▶ [GIVEN PROBLEM] Across the listing below, count the lines that mention the string "standalone". Reply with the figure only.

▶ [DATA EXCERPTS]
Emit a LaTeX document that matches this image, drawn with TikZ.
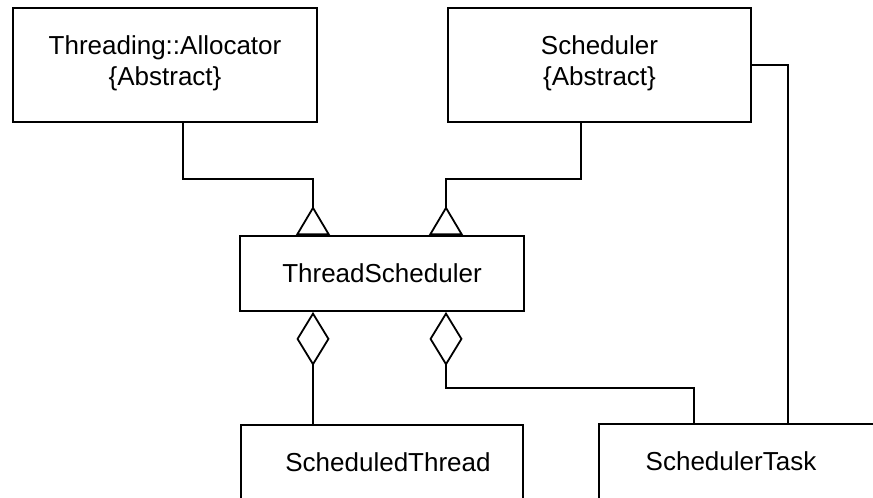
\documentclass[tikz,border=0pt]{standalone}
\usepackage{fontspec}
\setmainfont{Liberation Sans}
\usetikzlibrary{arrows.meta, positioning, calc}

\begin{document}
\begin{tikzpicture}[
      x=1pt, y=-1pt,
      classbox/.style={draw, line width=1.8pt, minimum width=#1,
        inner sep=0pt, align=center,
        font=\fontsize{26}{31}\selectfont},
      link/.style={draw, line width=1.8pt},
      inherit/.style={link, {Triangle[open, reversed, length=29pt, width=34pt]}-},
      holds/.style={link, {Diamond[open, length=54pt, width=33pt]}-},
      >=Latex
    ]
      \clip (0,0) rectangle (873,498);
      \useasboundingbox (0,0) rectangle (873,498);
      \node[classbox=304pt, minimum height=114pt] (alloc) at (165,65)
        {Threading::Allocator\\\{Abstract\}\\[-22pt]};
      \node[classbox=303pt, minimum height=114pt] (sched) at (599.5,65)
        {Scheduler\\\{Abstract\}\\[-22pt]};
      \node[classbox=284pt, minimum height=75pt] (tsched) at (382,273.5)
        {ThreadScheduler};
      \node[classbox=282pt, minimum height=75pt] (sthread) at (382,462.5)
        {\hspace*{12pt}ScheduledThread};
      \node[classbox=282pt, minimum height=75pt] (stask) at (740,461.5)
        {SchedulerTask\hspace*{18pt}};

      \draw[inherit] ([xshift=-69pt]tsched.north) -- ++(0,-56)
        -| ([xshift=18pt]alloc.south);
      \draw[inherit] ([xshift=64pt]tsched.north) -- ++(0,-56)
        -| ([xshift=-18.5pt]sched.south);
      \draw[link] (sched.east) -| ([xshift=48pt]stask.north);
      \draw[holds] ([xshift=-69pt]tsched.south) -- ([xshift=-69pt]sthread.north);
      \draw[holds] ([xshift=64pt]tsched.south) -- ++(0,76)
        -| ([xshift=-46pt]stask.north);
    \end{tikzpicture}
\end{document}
* * *
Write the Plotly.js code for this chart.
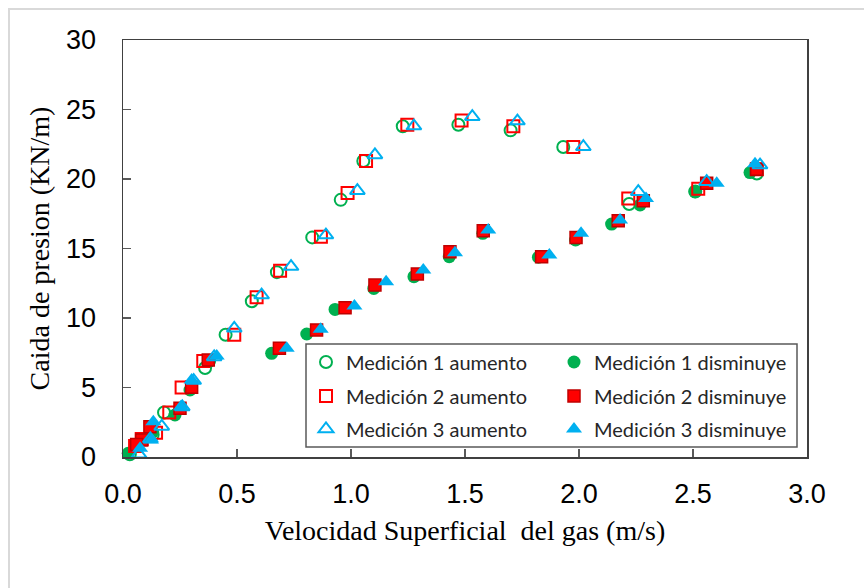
==
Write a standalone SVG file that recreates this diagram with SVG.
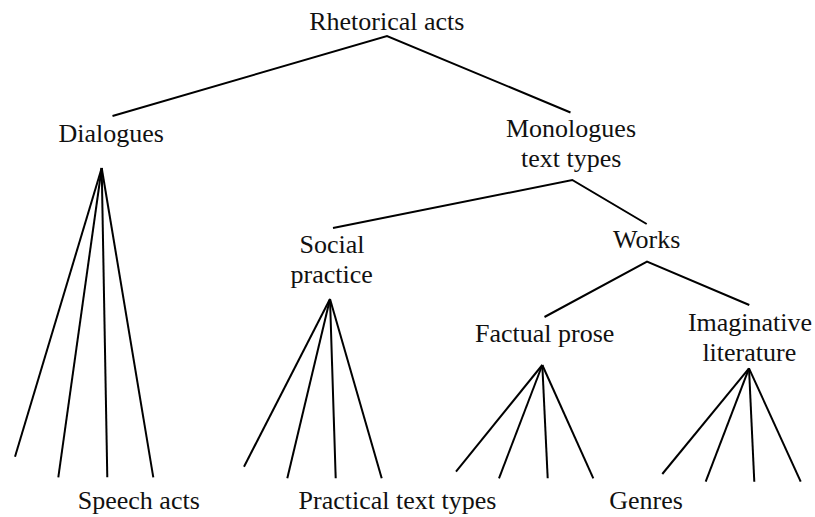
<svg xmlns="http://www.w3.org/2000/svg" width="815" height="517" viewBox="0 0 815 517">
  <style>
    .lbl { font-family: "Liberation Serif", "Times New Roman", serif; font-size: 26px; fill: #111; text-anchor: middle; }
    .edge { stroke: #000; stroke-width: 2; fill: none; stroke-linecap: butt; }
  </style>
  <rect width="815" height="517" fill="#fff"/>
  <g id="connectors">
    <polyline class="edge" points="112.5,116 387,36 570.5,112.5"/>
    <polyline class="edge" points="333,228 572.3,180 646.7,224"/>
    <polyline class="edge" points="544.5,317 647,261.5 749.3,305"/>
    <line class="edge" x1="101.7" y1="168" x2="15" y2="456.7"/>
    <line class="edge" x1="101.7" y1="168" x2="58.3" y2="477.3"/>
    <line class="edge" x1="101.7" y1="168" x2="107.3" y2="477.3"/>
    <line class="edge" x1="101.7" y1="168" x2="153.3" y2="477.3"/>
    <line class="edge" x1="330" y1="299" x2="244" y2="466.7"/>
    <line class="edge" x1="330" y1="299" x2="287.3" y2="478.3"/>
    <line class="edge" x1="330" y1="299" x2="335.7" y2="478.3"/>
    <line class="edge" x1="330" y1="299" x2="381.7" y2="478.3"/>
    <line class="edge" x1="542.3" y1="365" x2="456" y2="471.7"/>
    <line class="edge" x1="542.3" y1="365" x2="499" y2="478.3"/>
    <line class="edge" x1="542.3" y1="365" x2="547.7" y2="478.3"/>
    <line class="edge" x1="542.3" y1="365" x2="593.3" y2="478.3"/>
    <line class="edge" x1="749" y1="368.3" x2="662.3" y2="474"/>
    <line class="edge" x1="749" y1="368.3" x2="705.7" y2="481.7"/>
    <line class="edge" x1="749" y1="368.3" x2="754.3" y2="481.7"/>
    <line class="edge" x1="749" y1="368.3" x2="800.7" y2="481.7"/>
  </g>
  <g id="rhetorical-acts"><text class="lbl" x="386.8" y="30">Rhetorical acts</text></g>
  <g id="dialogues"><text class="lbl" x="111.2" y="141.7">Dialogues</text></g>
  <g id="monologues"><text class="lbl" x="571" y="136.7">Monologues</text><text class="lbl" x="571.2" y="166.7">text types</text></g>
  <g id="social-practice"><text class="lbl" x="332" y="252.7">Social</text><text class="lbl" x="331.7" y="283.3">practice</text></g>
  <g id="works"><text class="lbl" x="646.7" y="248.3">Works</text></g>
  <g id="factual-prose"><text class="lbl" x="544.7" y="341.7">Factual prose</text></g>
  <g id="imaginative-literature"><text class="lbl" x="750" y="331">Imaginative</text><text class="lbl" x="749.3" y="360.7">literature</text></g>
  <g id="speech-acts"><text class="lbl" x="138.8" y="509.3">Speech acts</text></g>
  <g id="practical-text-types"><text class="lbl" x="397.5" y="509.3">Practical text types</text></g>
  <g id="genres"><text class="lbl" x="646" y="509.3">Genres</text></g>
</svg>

▶ [SOLUTION] 2